**DATA FOR THIS EXERCISE**
** begin **

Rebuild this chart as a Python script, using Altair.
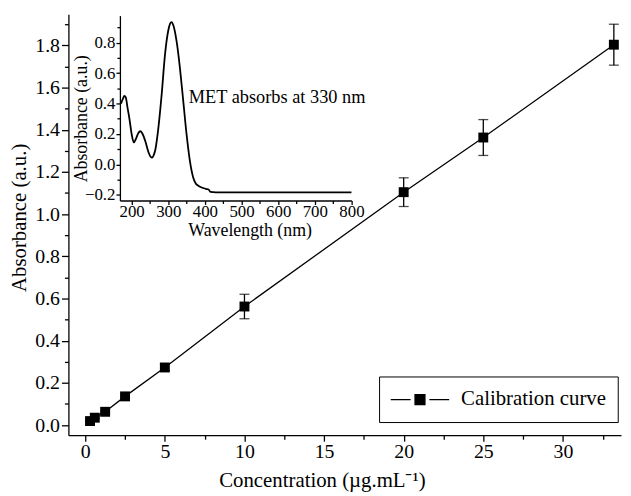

** end **
** begin **

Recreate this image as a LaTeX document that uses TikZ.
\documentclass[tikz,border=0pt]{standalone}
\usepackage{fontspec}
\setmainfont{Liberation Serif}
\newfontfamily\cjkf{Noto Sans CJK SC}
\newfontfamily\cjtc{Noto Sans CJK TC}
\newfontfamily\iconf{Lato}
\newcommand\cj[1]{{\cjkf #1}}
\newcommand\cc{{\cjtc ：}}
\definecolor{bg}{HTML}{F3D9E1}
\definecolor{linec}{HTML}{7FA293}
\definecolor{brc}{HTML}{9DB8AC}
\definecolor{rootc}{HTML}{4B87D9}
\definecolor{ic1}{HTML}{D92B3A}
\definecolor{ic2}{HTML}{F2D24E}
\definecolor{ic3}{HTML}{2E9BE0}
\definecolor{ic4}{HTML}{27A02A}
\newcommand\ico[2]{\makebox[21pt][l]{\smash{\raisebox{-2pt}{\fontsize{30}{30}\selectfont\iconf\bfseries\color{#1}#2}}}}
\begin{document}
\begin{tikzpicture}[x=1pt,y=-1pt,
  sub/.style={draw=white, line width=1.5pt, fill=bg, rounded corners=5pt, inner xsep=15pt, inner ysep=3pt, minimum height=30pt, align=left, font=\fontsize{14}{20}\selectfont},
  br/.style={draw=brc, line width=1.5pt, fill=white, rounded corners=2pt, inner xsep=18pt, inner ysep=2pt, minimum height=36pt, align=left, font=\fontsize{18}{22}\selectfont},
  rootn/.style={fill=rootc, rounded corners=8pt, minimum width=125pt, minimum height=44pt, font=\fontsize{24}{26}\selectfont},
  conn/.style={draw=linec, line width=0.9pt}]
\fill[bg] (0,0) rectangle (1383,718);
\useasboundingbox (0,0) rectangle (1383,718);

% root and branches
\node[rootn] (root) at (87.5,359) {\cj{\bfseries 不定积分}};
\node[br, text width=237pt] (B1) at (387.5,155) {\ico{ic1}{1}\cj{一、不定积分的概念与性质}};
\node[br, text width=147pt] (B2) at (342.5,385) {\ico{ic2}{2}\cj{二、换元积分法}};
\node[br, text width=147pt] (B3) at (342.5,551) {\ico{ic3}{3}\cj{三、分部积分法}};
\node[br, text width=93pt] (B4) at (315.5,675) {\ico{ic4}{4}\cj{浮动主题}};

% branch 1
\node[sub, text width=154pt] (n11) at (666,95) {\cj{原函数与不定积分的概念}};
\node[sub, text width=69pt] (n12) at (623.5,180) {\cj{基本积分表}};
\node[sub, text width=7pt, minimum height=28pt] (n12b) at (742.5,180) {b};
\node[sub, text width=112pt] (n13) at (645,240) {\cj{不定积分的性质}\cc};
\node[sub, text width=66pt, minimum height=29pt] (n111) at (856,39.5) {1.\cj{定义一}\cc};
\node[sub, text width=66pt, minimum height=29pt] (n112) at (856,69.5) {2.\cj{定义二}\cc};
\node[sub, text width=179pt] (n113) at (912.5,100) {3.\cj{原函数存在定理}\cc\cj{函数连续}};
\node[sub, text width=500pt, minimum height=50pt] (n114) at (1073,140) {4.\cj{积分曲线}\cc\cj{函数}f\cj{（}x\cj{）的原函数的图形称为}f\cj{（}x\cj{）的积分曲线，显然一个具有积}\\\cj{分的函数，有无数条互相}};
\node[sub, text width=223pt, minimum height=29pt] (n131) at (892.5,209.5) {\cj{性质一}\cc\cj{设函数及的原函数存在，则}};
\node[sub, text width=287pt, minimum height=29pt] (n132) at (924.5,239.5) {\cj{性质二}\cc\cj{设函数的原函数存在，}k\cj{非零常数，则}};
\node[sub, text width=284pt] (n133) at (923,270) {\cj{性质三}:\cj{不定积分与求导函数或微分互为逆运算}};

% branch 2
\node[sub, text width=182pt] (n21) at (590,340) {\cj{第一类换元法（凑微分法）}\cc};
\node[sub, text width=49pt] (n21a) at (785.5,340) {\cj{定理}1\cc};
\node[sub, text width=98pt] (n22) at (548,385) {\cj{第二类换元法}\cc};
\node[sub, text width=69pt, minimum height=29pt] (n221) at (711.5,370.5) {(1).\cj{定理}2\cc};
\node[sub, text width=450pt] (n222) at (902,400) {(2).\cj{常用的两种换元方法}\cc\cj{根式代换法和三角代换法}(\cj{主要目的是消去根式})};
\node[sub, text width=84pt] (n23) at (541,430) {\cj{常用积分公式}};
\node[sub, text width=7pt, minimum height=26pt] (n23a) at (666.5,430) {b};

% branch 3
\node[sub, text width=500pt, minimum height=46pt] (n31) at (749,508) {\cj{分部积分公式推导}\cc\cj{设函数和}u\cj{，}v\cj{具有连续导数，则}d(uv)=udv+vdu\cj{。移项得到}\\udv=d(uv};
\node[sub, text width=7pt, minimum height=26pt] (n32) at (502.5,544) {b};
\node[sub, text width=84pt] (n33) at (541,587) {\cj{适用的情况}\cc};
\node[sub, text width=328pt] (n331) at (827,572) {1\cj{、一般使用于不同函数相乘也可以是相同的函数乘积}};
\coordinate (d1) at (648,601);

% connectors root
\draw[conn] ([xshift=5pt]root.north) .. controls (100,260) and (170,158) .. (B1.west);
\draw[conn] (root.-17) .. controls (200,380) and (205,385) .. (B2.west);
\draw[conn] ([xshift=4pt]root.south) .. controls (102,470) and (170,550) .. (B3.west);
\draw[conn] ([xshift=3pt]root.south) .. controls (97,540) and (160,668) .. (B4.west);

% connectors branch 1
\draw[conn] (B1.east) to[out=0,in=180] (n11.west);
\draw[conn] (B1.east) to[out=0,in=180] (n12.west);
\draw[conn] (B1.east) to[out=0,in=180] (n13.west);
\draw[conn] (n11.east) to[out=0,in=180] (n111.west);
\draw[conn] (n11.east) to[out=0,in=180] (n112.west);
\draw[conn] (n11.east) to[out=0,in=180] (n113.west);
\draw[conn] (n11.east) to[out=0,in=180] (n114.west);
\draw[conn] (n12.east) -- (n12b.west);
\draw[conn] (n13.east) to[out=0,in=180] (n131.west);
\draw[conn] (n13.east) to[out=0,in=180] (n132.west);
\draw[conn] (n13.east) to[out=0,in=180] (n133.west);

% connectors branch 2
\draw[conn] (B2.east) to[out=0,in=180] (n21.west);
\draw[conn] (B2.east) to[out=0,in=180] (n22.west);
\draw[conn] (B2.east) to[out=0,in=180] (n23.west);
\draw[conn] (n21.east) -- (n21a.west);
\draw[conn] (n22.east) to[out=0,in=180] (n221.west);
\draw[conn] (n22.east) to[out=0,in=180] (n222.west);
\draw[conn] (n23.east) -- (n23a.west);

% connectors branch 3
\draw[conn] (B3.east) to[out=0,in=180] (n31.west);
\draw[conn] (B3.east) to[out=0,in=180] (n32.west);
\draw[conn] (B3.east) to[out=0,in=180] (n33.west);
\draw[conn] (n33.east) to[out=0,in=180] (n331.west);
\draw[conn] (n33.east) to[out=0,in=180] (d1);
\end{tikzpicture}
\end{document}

** end **

**WORK TO BE COMPLETED**
Above are the records. Print exactly, and only, the lines from the line with "Recreate this image" to the line with "text width=93pt] (B4)", both inclusive.

**THE OUTPUT**
Recreate this image as a LaTeX document that uses TikZ.
\documentclass[tikz,border=0pt]{standalone}
\usepackage{fontspec}
\setmainfont{Liberation Serif}
\newfontfamily\cjkf{Noto Sans CJK SC}
\newfontfamily\cjtc{Noto Sans CJK TC}
\newfontfamily\iconf{Lato}
\newcommand\cj[1]{{\cjkf #1}}
\newcommand\cc{{\cjtc ：}}
\definecolor{bg}{HTML}{F3D9E1}
\definecolor{linec}{HTML}{7FA293}
\definecolor{brc}{HTML}{9DB8AC}
\definecolor{rootc}{HTML}{4B87D9}
\definecolor{ic1}{HTML}{D92B3A}
\definecolor{ic2}{HTML}{F2D24E}
\definecolor{ic3}{HTML}{2E9BE0}
\definecolor{ic4}{HTML}{27A02A}
\newcommand\ico[2]{\makebox[21pt][l]{\smash{\raisebox{-2pt}{\fontsize{30}{30}\selectfont\iconf\bfseries\color{#1}#2}}}}
\begin{document}
\begin{tikzpicture}[x=1pt,y=-1pt,
  sub/.style={draw=white, line width=1.5pt, fill=bg, rounded corners=5pt, inner xsep=15pt, inner ysep=3pt, minimum height=30pt, align=left, font=\fontsize{14}{20}\selectfont},
  br/.style={draw=brc, line width=1.5pt, fill=white, rounded corners=2pt, inner xsep=18pt, inner ysep=2pt, minimum height=36pt, align=left, font=\fontsize{18}{22}\selectfont},
  rootn/.style={fill=rootc, rounded corners=8pt, minimum width=125pt, minimum height=44pt, font=\fontsize{24}{26}\selectfont},
  conn/.style={draw=linec, line width=0.9pt}]
\fill[bg] (0,0) rectangle (1383,718);
\useasboundingbox (0,0) rectangle (1383,718);

% root and branches
\node[rootn] (root) at (87.5,359) {\cj{\bfseries 不定积分}};
\node[br, text width=237pt] (B1) at (387.5,155) {\ico{ic1}{1}\cj{一、不定积分的概念与性质}};
\node[br, text width=147pt] (B2) at (342.5,385) {\ico{ic2}{2}\cj{二、换元积分法}};
\node[br, text width=147pt] (B3) at (342.5,551) {\ico{ic3}{3}\cj{三、分部积分法}};
\node[br, text width=93pt] (B4) at (315.5,675) {\ico{ic4}{4}\cj{浮动主题}};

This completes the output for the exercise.